Exercise objective —
Provide the number of lines where the word "this" occurs, and no other text.
● ● ● ●
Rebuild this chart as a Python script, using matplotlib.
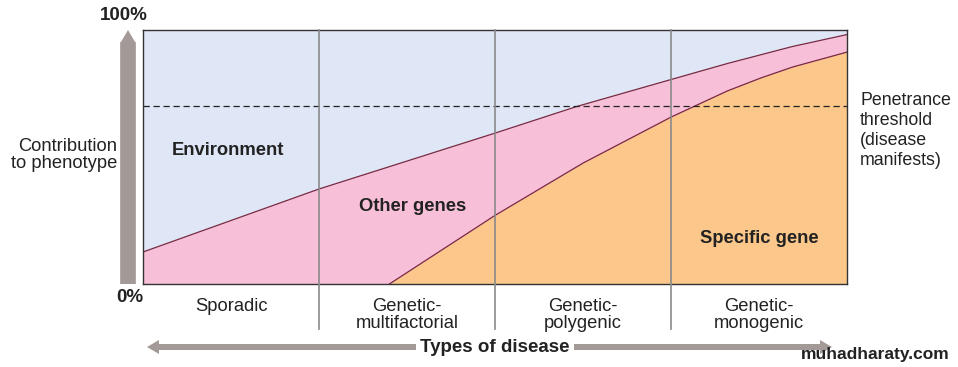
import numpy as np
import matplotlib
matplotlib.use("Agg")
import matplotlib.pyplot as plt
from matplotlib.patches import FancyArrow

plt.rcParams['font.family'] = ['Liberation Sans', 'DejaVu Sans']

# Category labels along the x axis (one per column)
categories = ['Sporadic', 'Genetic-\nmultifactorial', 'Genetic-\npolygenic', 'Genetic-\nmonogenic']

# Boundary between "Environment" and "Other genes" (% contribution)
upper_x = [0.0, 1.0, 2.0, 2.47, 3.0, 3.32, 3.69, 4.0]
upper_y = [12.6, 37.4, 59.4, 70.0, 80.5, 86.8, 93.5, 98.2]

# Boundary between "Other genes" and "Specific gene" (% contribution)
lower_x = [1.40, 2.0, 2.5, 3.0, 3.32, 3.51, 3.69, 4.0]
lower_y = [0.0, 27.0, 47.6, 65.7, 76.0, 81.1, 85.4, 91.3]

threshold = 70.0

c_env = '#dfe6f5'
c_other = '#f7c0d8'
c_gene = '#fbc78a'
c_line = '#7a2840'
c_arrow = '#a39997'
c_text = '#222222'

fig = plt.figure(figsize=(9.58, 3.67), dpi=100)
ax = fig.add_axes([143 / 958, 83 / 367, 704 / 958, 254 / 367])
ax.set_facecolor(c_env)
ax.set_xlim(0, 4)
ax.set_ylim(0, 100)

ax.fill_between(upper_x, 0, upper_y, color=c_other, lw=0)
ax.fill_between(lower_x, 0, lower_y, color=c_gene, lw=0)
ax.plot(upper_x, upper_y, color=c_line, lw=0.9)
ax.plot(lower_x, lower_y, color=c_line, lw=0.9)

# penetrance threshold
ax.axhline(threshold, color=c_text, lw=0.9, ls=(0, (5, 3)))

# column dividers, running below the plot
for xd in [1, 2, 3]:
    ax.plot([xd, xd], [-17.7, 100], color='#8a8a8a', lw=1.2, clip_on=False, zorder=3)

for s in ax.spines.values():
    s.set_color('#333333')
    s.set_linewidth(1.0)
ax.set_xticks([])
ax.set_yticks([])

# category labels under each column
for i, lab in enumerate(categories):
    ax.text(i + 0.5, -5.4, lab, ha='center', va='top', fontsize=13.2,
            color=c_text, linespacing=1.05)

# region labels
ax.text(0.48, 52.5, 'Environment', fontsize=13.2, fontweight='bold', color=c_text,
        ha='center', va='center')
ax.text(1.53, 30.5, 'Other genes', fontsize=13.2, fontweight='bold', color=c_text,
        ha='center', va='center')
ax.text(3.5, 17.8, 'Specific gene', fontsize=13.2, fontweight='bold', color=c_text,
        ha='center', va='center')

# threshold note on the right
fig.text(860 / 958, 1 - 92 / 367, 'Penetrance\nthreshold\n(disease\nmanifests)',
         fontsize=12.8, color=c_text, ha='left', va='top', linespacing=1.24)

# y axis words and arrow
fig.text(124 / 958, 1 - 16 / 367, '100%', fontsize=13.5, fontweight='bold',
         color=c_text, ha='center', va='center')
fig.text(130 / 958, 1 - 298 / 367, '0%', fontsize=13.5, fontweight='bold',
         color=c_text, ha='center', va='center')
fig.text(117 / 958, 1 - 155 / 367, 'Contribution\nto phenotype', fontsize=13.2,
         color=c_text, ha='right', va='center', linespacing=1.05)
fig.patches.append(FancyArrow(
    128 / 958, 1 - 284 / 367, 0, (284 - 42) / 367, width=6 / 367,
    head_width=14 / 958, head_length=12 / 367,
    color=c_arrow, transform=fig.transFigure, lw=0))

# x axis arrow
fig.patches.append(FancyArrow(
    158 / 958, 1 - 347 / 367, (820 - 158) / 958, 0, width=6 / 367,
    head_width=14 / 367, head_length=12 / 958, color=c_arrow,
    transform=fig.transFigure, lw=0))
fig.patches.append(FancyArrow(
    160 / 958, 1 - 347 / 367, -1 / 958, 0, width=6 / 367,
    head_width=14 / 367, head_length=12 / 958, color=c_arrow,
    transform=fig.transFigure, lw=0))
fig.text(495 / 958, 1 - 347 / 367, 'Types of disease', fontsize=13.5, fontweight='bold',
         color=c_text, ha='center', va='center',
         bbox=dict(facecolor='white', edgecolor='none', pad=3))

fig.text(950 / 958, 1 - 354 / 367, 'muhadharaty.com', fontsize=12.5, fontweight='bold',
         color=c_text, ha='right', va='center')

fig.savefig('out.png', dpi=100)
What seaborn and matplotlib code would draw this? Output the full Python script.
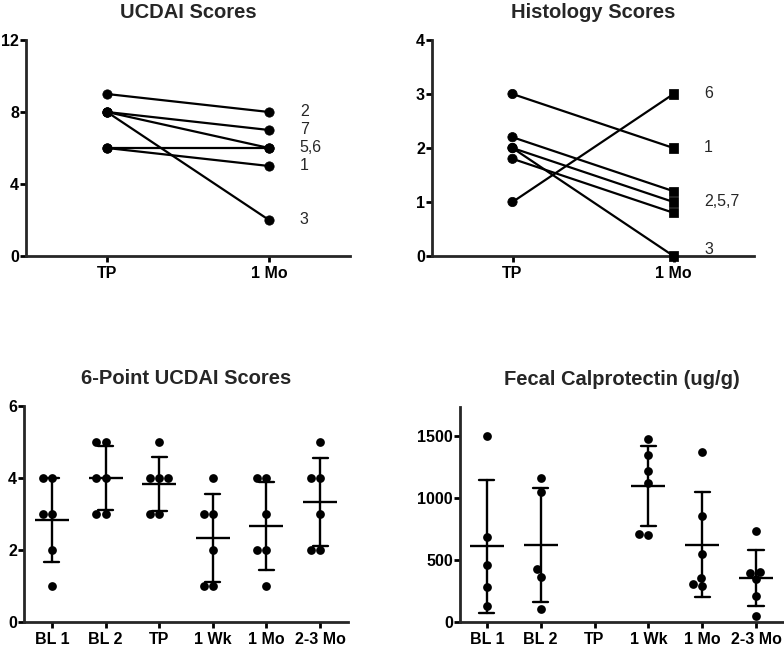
● ● ● ●
Result below —
2